Le fils aura tout, le fils aîné. La fille n’a rien à demander ; n’est-elle pas dotée du petit chapeau de roses et du baiser de sa mère[1] ? Les puînés, oh ! leur héritage est vaste ! Ils n’ont pas moins que toutes les grandes routes, et par-dessus, toute la voûte du ciel. Leur lit, c’est le seuil de la maison paternelle ; ils pourront de là, les soirs d’hiver, grelottants et affamés, voir leur aîné seul au foyer où ils s’assirent eux aussi dans le bon temps de leur enfance, et peut-être leur fera-t-il jeter quelques morceaux, nonobstant le grognement de ses chiens. Doucement, mes dogues, ce sont mes frères ; il faut bien qu’ils aient quelque chose aussi.
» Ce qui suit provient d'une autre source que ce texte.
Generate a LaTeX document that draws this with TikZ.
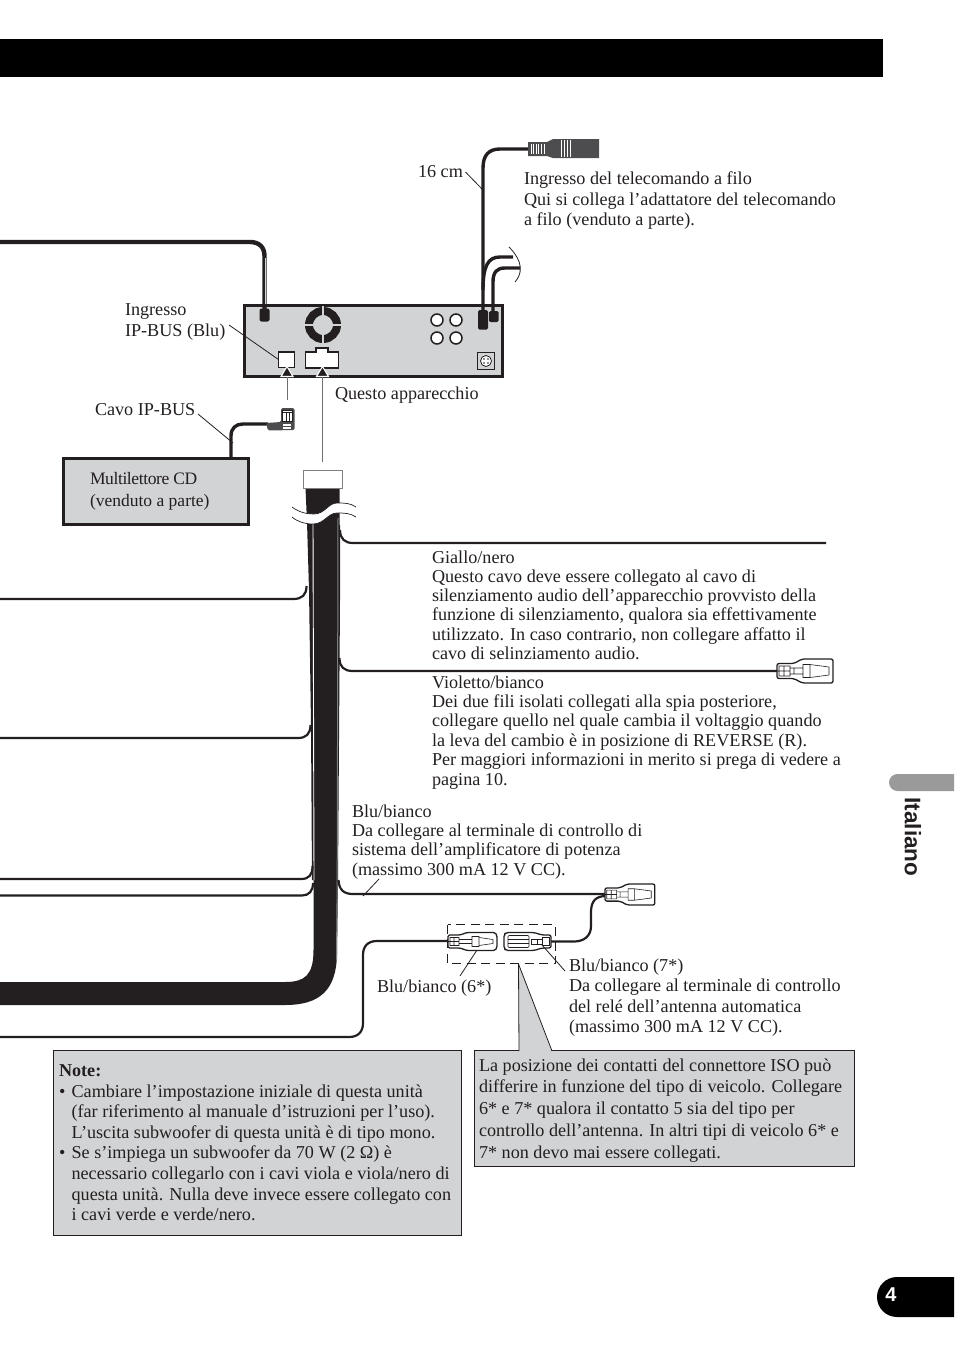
\documentclass[tikz,border=0pt]{standalone}
\usepackage{fontspec}
\setmainfont{Liberation Serif}
\newfontfamily\hv{Liberation Sans}
\definecolor{ink}{HTML}{231F20}
\definecolor{panel}{HTML}{D1D3D4}
\definecolor{tabgrey}{HTML}{9A9A9A}
\definecolor{plugdark}{HTML}{4D4D4F}
\definecolor{arrowline}{HTML}{6D6E71}
\tikzset{
 every node/.append style={outer sep=0pt},
 txt/.style={anchor=north west,inner sep=0pt,align=left,text=ink,font=\fontsize{18.15}{#1}\selectfont},
 txt/.default=20.5,
 cable/.style={draw=ink,line width=#1,line cap=butt,line join=round},
 cable/.default=2.2,
 leader/.style={draw=ink,line width=0.8},
 panelbox/.style={draw=ink,line width=0.9,fill=panel},
 headup/.style={fill=ink,draw=white,line width=1.1,line join=miter},
 plugout/.style={draw=ink,line width=1.3,fill=white,line join=round},
 plugin/.style={draw=ink,line width=0.6},
 plugA/.pic={
  \path[plugout,rounded corners=2] (0,-7.5)--(0,7.5)--(17,7.5)--(25,12)--(56,12)--(56,-12)--(25,-12)--(17,-7.5)--cycle;
  \draw[plugin] (2,-5) rectangle (13,5) (7,-5)--(7,5) (13,-3) rectangle (26,3) (17,-3)--(17,3) (26,-6.5) rectangle (33,6.5) (33,-6.5)--(52,-4) (33,6.5)--(52,4) (52,-4)--(52,4) (0,0)--(13,0);
 },
 plugB/.pic={
  \path[plugout,rounded corners=1.5] (0,-6.5)--(0,6.5)--(12,6.5)--(19,9)--(47,9)--(49,6)--(49,-6)--(47,-9)--(19,-9)--(12,-6.5)--cycle;
  \draw[plugin] (2,-4) rectangle (11,4) (6,-4)--(6,4) (11,-2) rectangle (24,2) (24,-5) rectangle (31,5) (31,-4)--(45,-2) (31,4)--(45,2) (45,-2)--(45,2) (0,0)--(11,0);
 },
 plugC/.pic={
  \path[plugout,rounded corners=2] (0,-6.5)--(0,6.5)--(9,6.5)--(17,9)--(45,9)--(47,7)--(47,-7)--(45,-9)--(17,-9)--(9,-6.5)--cycle;
  \draw[plugin] (2,-4) rectangle (9,4) (9,-2.5) rectangle (20,2.5) (14,-2.5)--(14,2.5);
  \draw[plugin,rounded corners=1] (22,-6) rectangle (43,6) (22,-2)--(43,-2) (22,2)--(43,2);
 },
}
\begin{document}
\begin{tikzpicture}[x=1pt,y=-1pt]
\useasboundingbox (0,0) rectangle (954,1355);
\fill[black] (0,39) rectangle (883,77);

% ---- main unit
\node[draw=ink,line width=3,fill=panel,minimum width=257.5,minimum height=71,inner sep=0pt,anchor=north west] (unit) at (244.5,305.5) {};
% upper left cable
\coordinate (cL) at (0,242);
\coordinate (cLend) at (264.5,314);
\draw[cable=4.4] (cL) -- (250,242) .. controls (259,242) and (264.5,247) .. (264.5,256) -- (cLend);
\draw[draw=panel,line width=0.9] (265,258) -- (265,304);
\node[fill=ink,rounded corners=2,minimum width=10,minimum height=13,inner sep=0pt] (plugL) at (264.5,315) {};
% ring
\node[draw=ink,circle,line width=8,fill=panel,minimum size=28,inner sep=0pt] (ring) at (323,325) {};
\draw[panel,line width=1.2] (323,306)--(323,316) (323,334)--(323,344) (304,325)--(314,325) (332,325)--(342,325);
% RCA
\foreach \n/\x/\y in {a/437/320,b/456/320,c/437/338,d/456/338}
 \node[draw=ink,circle,line width=1.5,fill=white,minimum size=12,inner sep=0pt] (rca\n) at (\x,\y) {};
% ground socket
\node[draw=ink,line width=0.8,fill=panel,minimum size=17,inner sep=0pt] (gnd) at (486,361) {};
\node[draw=ink,circle,line width=0.8,fill=white,minimum size=11,inner sep=0pt] (gndc) at (486,361) {};
\fill[ink] (484,359) circle (0.8) (488,359) circle (0.8) (484,363) circle (0.8) (488,363) circle (0.8);
% sockets
\node[draw=ink,line width=1.5,fill=white,minimum width=16,minimum height=15.5,inner sep=0pt] (ipsock) at (286.5,359.5) {};
\path[draw=ink,line width=1.5,fill=white] (305.5,352)--(316,352)--(316,348)--(328,348)--(328,352)--(338.5,352)--(338.5,368)--(305.5,368)--cycle;
% right cables
\coordinate (remPlug) at (528,149);
\draw[cable=3.4] (483,315) -- (483,168) .. controls (483,155) and (489,149) .. (500,149) -- (remPlug);
\draw[cable=3.4] (483,290) .. controls (483,266) and (488,257) .. (500,257) -- (513,257);
\draw[cable=3.4] (493,315) -- (493,282) .. controls (493,272) and (497,268) .. (505,268) -- (520,268);
\draw[ink,line width=0.8] (509,247) .. controls (516,254) and (527,268) .. (515,282);
\fill[ink,rounded corners=1.5] (478,310) rectangle (488,329.5);
\fill[ink,rounded corners=1.5] (489,311) rectangle (498.5,322);
% remote plug
\path[fill=plugdark] (528,142)--(547,142)--(553,139)--(599,139)--(599,158)--(553,158)--(547,156)--(528,156)--cycle;
\draw[white,line width=0.7] (531,144)--(531,154) (533.5,144)--(533.5,154) (536,144)--(536,154) (538.5,144)--(538.5,154) (541,144)--(541,154) (544,144)--(544,154) (561,140)--(561,157) (564,140)--(564,157) (567,140)--(567,157) (570,140)--(570,157);
% leader 16 cm
\node[txt,anchor=west] (l16) at (418,172) {16 cm};
\coordinate (l16b) at (483,190);
\draw[leader] (465.5,172) -- (l16b);
% remote text
\node[txt] (trem) at (524,172) {Ingresso del telecomando a filo\\Qui si collega l’adattatore del telecomando\\a filo (venduto a parte).};

% IP-BUS
\node[txt=21] (tip) at (125,303.5) {Ingresso\\IP-BUS (Blu)};
\draw[leader] (229,325) -- (ipsock.west);
\node[txt,anchor=west] (tcavo) at (95,409.5) {Cavo IP-BUS};
\node[draw=ink,line width=3,fill=panel,minimum width=185,minimum height=65.5,inner sep=0pt,anchor=north west] (cd) at (63.5,458.5) {};
\node[txt,font=\fontsize{17.5}{22}\selectfont] (tcd) at (90,472) {\addfontfeature{LetterSpace=-2.2}Multilettore CD\\(venduto a parte)};
\coordinate (ipPlug) at (268,424);
\coordinate (cdTop) at (231,458);
\draw[cable=3.4] (cdTop) -- (231,436) .. controls (231,428) and (236,424) .. (243,424) -- (ipPlug);
\path[fill=plugdark,rounded corners=1.5] (266,423)--(281,422)--(281,408)--(294.5,408)--(294.5,430)--(268,430.5)--cycle;
\path[draw=ink,line width=0.8,fill=white] (282.5,410) rectangle (292.5,421);
\draw[ink,line width=0.8] (286,412)--(286,421) (289,412)--(289,421) (282.5,412)--(292.5,412);
\draw[white,line width=1.2] (283,425)--(291,425) (283,428)--(291,428);
\coordinate (tipl) at (233,443);
\draw[leader] (198,414) -- (tipl);
\draw[arrowline,line width=1] (287,400) -- (287,376);
\path[headup] (287,366.5)--(281,376.5)--(293,376.5)--cycle;
\draw[arrowline,line width=1] (322.5,462) -- (322.5,376);
\path[headup] (322.5,366.5)--(316.5,376.5)--(328.5,376.5)--cycle;
\node[txt,anchor=west] (tq) at (335,395) {Questo apparecchio};

% ---- harness
\path[fill=ink] (305.5,488)--(339.5,488)--(339.5,525)--(340,525)--(340,600)--(339,740)--(338,880)--(337,955) .. controls (336,990) and (320,1005) .. (285,1005) -- (0,1005) -- (0,982) -- (285,982) .. controls (305,982) and (313.5,975) .. (313.5,950) -- (313.5,880) -- (312,880) -- (311,725) -- (309,590) -- (307,522) -- cycle;
\node[draw=gray,line width=0.9,fill=white,minimum width=38.5,minimum height=18,inner sep=0pt,anchor=north west] (hw) at (303.5,470.5) {};
\draw[white,line width=0.9] (313,522)--(314,880);
\draw[gray,line width=1] (338,518)--(337.2,880)--(336.5,960);
\path[fill=white] (292,507) .. controls (300,513) and (308,514) .. (314,514) .. controls (325,514) and (328,503) .. (337,503) .. controls (345,503) and (350,503) .. (356,507) -- (356,517) .. controls (350,513) and (344,513) .. (337,513) .. controls (328,513) and (324,524) .. (313,524) .. controls (305,524) and (298,522) .. (292,517) -- cycle;
\draw[ink,line width=0.7] (292,507) .. controls (300,513) and (308,514) .. (314,514) .. controls (325,514) and (328,503) .. (337,503) .. controls (345,503) and (350,503) .. (356,507);
\draw[ink,line width=0.7] (292,517) .. controls (298,522) and (305,524) .. (313,524) .. controls (324,524) and (328,513) .. (337,513) .. controls (344,513) and (350,513) .. (356,517);

% left wires
\coordinate (w1) at (0,599); \coordinate (w2) at (0,738); \coordinate (w3) at (0,879); \coordinate (w4) at (0,895.5);
\draw[cable] (w1) -- (293,599) .. controls (302,599) and (306.5,595) .. (306.5,586);
\draw[cable] (w2) -- (298,738) .. controls (306,738) and (310.5,734) .. (310.5,725);
\draw[cable] (w3) -- (301,879) .. controls (309,879) and (312.5,875) .. (312.5,866);
\draw[cable] (w4) -- (302,895.5) .. controls (309,895.5) and (313,891) .. (313,883);
% right wires
\coordinate (wr1) at (826,543);
\draw[cable] (340,530) .. controls (340,539) and (345,543) .. (353,543) -- (wr1);
\coordinate (wr2) at (778,671);
\draw[cable] (339.5,658) .. controls (339.5,667) and (344,671) .. (353,671) -- (wr2);
\draw[cable] (338.5,880) .. controls (339,890) and (344,894) .. (353,894) -- (605,894);
\draw[cable] (606,896) .. controls (596,896) and (591,901) .. (591,912) -- (591,926) .. controls (591,936) and (584,941.5) .. (574,941.5) -- (551,941.5);
\draw[cable] (448,941) -- (377,941) .. controls (368,941) and (363,946) .. (363,955) -- (363,1023) .. controls (363,1032) and (358,1037) .. (349,1037) -- (0,1037);

% plugs
\pic (pv) at (777,671) {plugA};
\pic[xscale=.89,yscale=.88] (pb) at (605,894.5) {plugA};
\pic (p6) at (448,941.5) {plugB};
\pic[xscale=-1] (p7) at (551,941.5) {plugC};
\draw[ink,line width=0.9,dash pattern=on 9pt off 5.5pt] (447.5,924.5) rectangle (555,963.5);

% leaders
\draw[leader] (379,879) -- (363,896);
\draw[leader] (460,976) -- (477,950);
\draw[leader] (565,971) -- (542,945);

% texts
\node[txt=19.25] (tg) at (432,550.5) {Giallo/nero\\Questo cavo deve essere collegato al cavo di\\silenziamento audio dell’apparecchio provvisto della\\funzione di silenziamento, qualora sia effettivamente\\utilizzato. In caso contrario, non collegare affatto il\\cavo di selinziamento audio.};
\node[txt=19.4] (tv) at (432,675.5) {Violetto/bianco\\Dei due fili isolati collegati alla spia posteriore,\\collegare quello nel quale cambia il voltaggio quando\\la leva del cambio è in posizione di REVERSE (R).\\Per maggiori informazioni in merito si prega di vedere a\\pagina 10.};
\node[txt=19.3] (tb) at (352,804.5) {Blu/bianco\\Da collegare al terminale di controllo di\\sistema dell’amplificatore di potenza\\(massimo 300 mA 12 V CC).};
\node[txt,anchor=west] (t6) at (377,988.5) {Blu/bianco (6*)};
\node[txt=20.5] (t7) at (569,958.5) {Blu/bianco (7*)\\Da collegare al terminale di controllo\\del relé dell’antenna automatica\\(massimo 300 mA 12 V CC).};

% note boxes
\node[panelbox,minimum width=407.5,minimum height=184.5,inner sep=0pt,anchor=north west] (note) at (53.5,1050.5) {};
\node[txt=20.6] (tn) at (59,1064.5) {\textbf{Note:}\\\makebox[12.6pt][l]{•}Cambiare l’impostazione iniziale di questa unità\\\makebox[12.6pt][l]{}(far riferimento al manuale d’istruzioni per l’uso).\\\makebox[12.6pt][l]{}L’uscita subwoofer di questa unità è di tipo mono.\\\makebox[12.6pt][l]{•}Se s’impiega un subwoofer da 70 W (2 Ω) è\\\makebox[12.6pt][l]{}necessario collegarlo con i cavi viola e viola/nero di\\\makebox[12.6pt][l]{}questa unità. Nulla deve invece essere collegato con\\\makebox[12.6pt][l]{}i cavi verde e verde/nero.};
\path[panelbox] (474.5,1050.5) rectangle (854.5,1166.5);
\path[fill=panel] (518.5,964) -- (519,1052) -- (552,1052) -- cycle;
\draw[ink,line width=0.8] (518.5,964) -- (519,1051) (518.5,964) -- (552,1051);
\node[txt=21.8] (ti) at (479,1058.5) {La posizione dei contatti del connettore ISO può\\differire in funzione del tipo di veicolo. Collegare\\6* e 7* qualora il contatto 5 sia del tipo per\\controllo dell’antenna. In altri tipi di veicolo 6* e\\7* non devo mai essere collegati.};

% tabs
\path[fill=tabgrey] (954,774) -- (897.5,774) arc[start angle=-90,end angle=-270,radius=8.5] -- (954,791) -- cycle;
\node[rotate=-90,inner sep=0pt,text=ink,font=\hv\bfseries\fontsize{22.5}{24}\selectfont] (tit) at (913,837) {Italiano};
\path[fill=black] (954,1277) -- (897,1277) arc[start angle=-90,end angle=-270,radius=20] -- (954,1317) -- cycle;
\node[inner sep=0pt,text=white,font=\hv\bfseries\fontsize{20}{24}\selectfont] (tpn) at (891,1295) {4};
\end{tikzpicture}
\end{document}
Je conseille aux puînés de se tenir contents, et de ne pas risquer de s’établir sous un autre seigneur : de pauvres, ils pourraient bien devenir serfs. Au bout d’un an de séjour, ils lui appartiendraient corps et biens. Bonne aubaine pour lui ; ils deviendraient ses aubains ; autant presque vaudrait dire ses serfs, ses juifs. Tout malheureux qui cherche asile, tout vaisseau qui brise au rivage, appartient au seigneur ; il a l’aubaine et le bris.

  1. Par exemple dans les anciennes Coutumes de Normandie.